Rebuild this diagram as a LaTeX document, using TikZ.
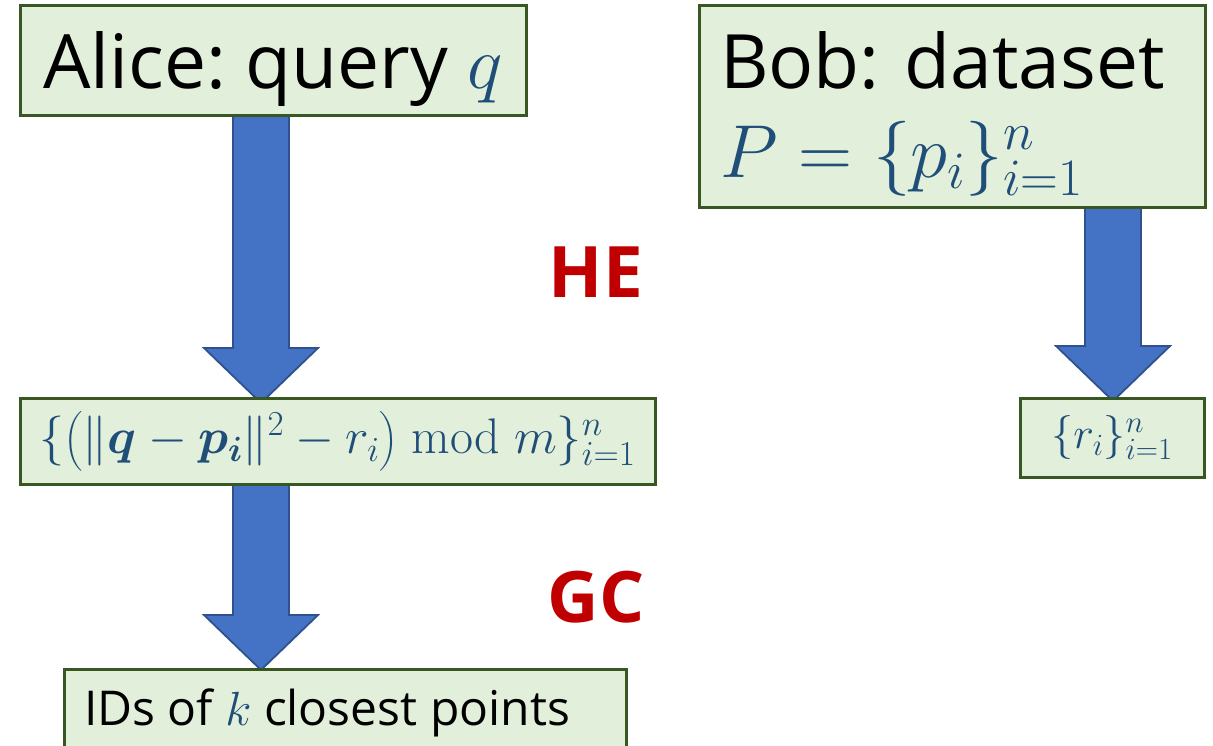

◆ ◆ ◆

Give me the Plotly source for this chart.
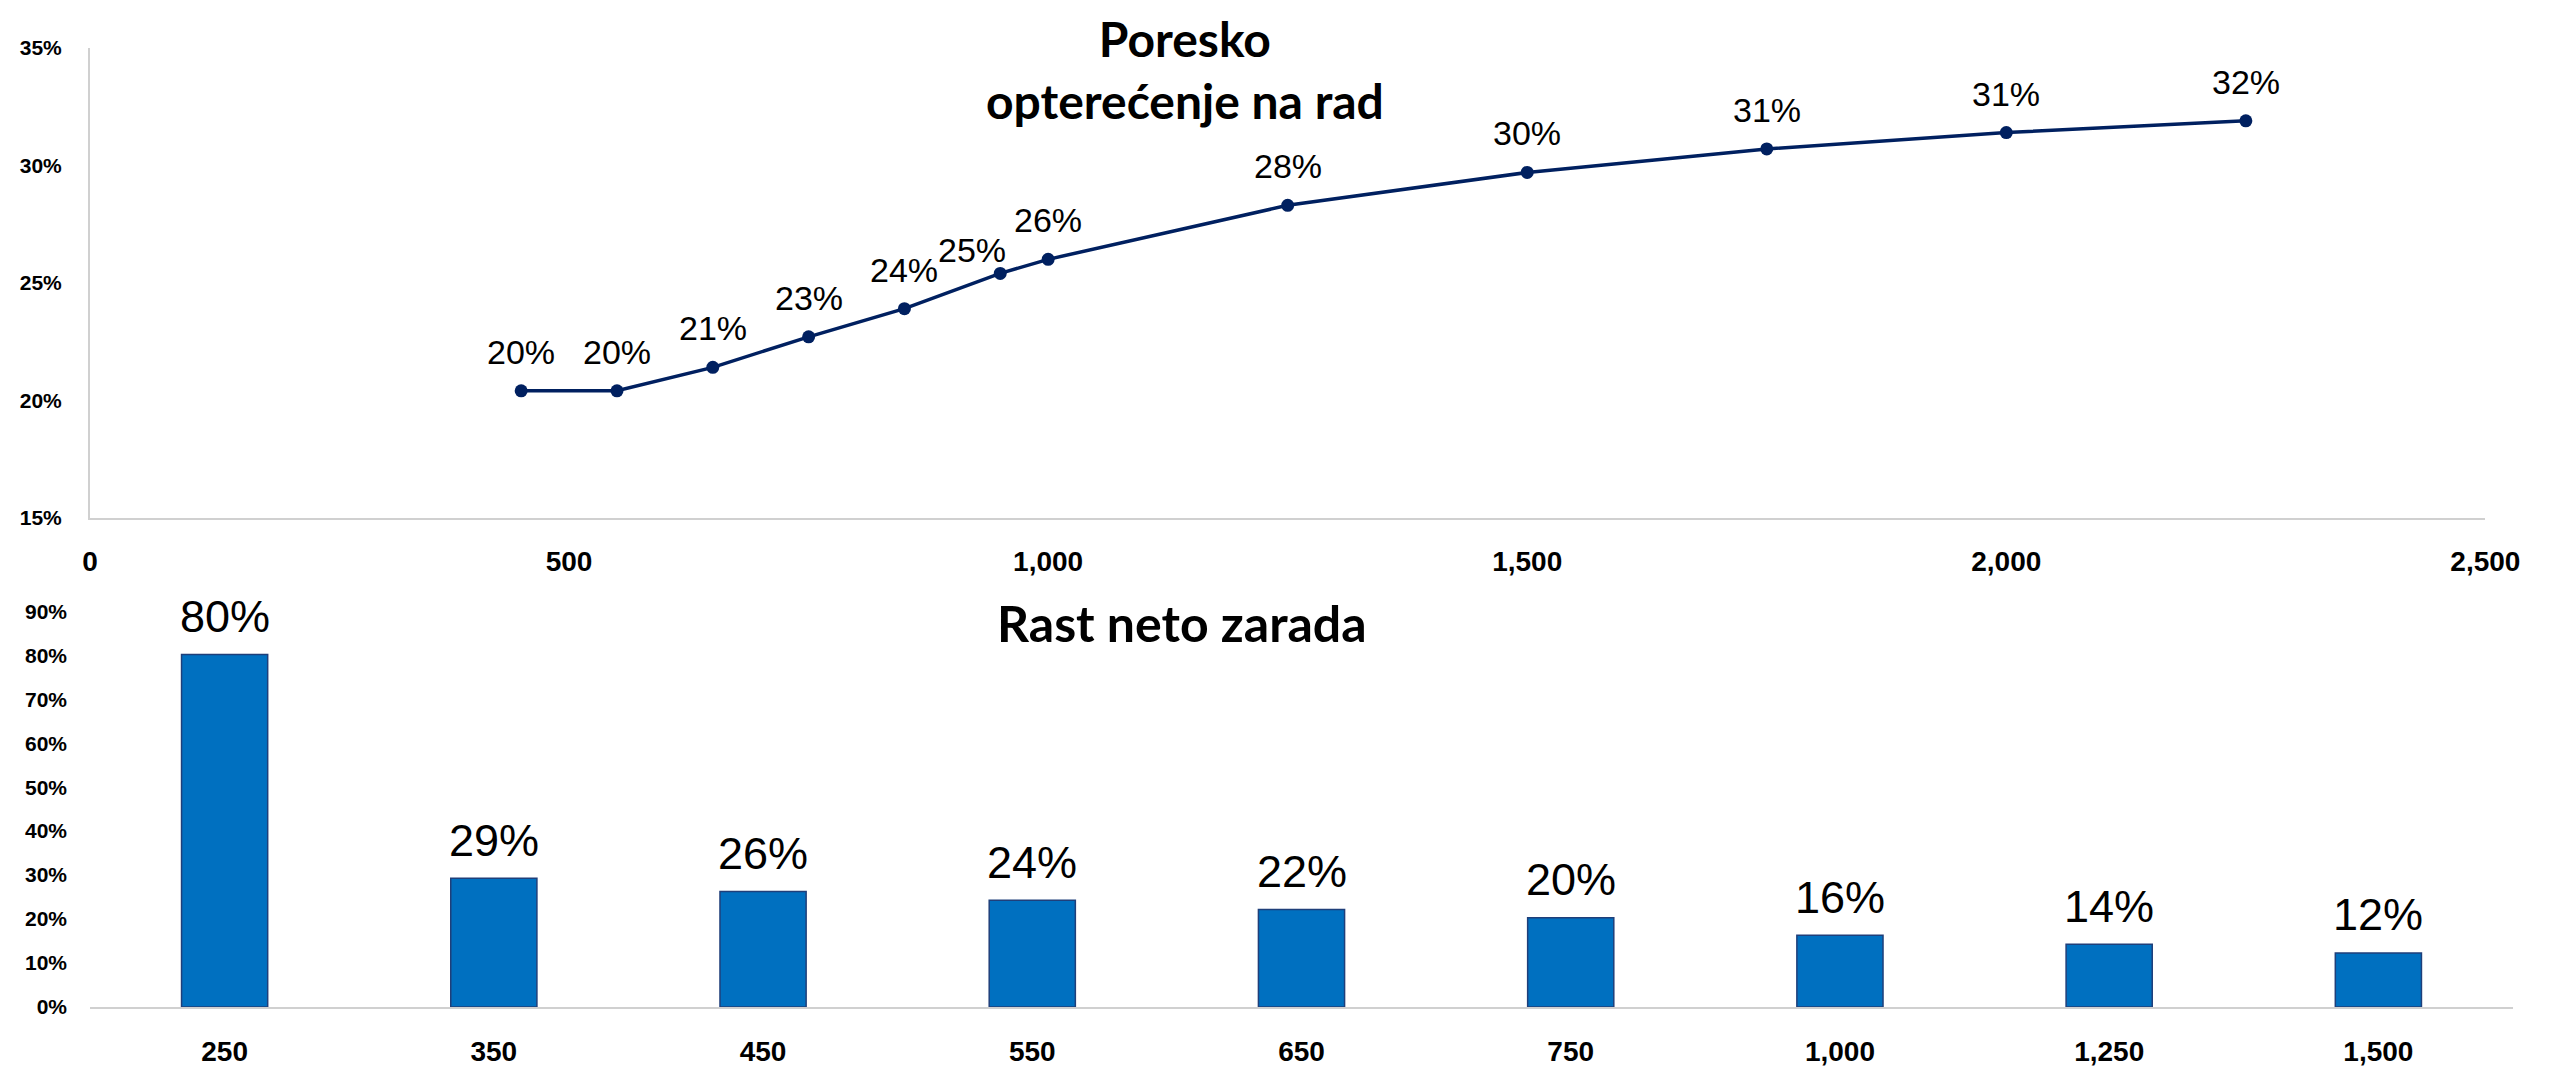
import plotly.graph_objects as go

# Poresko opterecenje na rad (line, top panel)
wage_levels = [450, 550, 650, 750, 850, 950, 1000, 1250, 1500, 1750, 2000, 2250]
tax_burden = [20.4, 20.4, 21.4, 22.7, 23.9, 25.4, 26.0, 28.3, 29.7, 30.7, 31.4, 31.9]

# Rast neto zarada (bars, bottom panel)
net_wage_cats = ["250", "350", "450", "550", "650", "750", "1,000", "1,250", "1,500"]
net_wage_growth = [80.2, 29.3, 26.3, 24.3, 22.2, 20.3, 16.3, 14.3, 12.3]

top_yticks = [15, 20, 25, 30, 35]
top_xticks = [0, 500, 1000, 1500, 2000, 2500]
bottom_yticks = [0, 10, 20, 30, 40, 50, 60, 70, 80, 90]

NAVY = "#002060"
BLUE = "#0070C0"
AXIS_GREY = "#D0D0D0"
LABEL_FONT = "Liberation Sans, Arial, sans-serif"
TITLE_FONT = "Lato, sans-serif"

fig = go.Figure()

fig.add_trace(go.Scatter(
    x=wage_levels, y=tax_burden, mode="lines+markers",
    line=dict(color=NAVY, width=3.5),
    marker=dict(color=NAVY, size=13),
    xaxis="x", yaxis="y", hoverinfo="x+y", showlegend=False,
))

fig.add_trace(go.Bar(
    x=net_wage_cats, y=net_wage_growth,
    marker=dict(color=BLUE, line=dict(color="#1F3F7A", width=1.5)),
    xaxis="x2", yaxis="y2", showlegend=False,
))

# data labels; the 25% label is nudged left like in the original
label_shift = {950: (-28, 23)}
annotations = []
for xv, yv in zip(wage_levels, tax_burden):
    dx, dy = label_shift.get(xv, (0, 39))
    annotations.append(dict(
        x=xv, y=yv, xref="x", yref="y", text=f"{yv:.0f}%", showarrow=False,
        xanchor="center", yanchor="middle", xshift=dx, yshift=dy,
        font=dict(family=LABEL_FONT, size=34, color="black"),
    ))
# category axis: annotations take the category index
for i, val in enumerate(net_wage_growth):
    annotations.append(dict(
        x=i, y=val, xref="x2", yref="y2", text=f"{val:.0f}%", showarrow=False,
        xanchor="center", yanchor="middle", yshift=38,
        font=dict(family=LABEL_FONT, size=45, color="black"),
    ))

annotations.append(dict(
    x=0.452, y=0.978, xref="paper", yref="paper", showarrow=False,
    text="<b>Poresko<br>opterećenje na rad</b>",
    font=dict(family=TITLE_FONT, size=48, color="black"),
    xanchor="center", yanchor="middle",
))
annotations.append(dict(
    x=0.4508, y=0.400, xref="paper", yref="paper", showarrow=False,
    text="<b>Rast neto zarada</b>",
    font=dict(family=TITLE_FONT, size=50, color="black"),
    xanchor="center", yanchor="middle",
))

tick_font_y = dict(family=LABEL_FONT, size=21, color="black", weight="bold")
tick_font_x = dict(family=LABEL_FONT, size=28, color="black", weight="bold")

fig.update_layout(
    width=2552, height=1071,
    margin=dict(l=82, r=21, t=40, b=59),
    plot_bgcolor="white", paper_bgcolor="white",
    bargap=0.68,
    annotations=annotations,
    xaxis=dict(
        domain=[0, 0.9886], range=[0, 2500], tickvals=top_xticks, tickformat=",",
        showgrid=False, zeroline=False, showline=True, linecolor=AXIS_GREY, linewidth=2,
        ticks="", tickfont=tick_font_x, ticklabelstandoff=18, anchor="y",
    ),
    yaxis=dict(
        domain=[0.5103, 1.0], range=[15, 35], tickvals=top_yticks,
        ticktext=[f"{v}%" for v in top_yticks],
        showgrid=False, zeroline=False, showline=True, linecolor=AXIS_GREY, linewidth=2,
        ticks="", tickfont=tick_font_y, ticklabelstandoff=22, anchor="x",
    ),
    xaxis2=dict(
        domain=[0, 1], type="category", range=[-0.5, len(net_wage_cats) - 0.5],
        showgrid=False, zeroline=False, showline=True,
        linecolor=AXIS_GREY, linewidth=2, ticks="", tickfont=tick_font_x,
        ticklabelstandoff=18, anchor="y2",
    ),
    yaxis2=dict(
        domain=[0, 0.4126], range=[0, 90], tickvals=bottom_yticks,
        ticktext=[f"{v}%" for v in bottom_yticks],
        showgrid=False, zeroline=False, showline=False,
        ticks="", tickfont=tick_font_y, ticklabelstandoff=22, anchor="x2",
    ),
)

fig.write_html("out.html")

◆ ◆ ◆

#### Stated task:
Return exactly the lines from the one with "Give me the Plotly source for this chart." to the one with "70, 80, 90]", both ends kept, and only those. Images are left out.

#### Response to the exercise:
Give me the Plotly source for this chart.
import plotly.graph_objects as go

# Poresko opterecenje na rad (line, top panel)
wage_levels = [450, 550, 650, 750, 850, 950, 1000, 1250, 1500, 1750, 2000, 2250]
tax_burden = [20.4, 20.4, 21.4, 22.7, 23.9, 25.4, 26.0, 28.3, 29.7, 30.7, 31.4, 31.9]

# Rast neto zarada (bars, bottom panel)
net_wage_cats = ["250", "350", "450", "550", "650", "750", "1,000", "1,250", "1,500"]
net_wage_growth = [80.2, 29.3, 26.3, 24.3, 22.2, 20.3, 16.3, 14.3, 12.3]

top_yticks = [15, 20, 25, 30, 35]
top_xticks = [0, 500, 1000, 1500, 2000, 2500]
bottom_yticks = [0, 10, 20, 30, 40, 50, 60, 70, 80, 90]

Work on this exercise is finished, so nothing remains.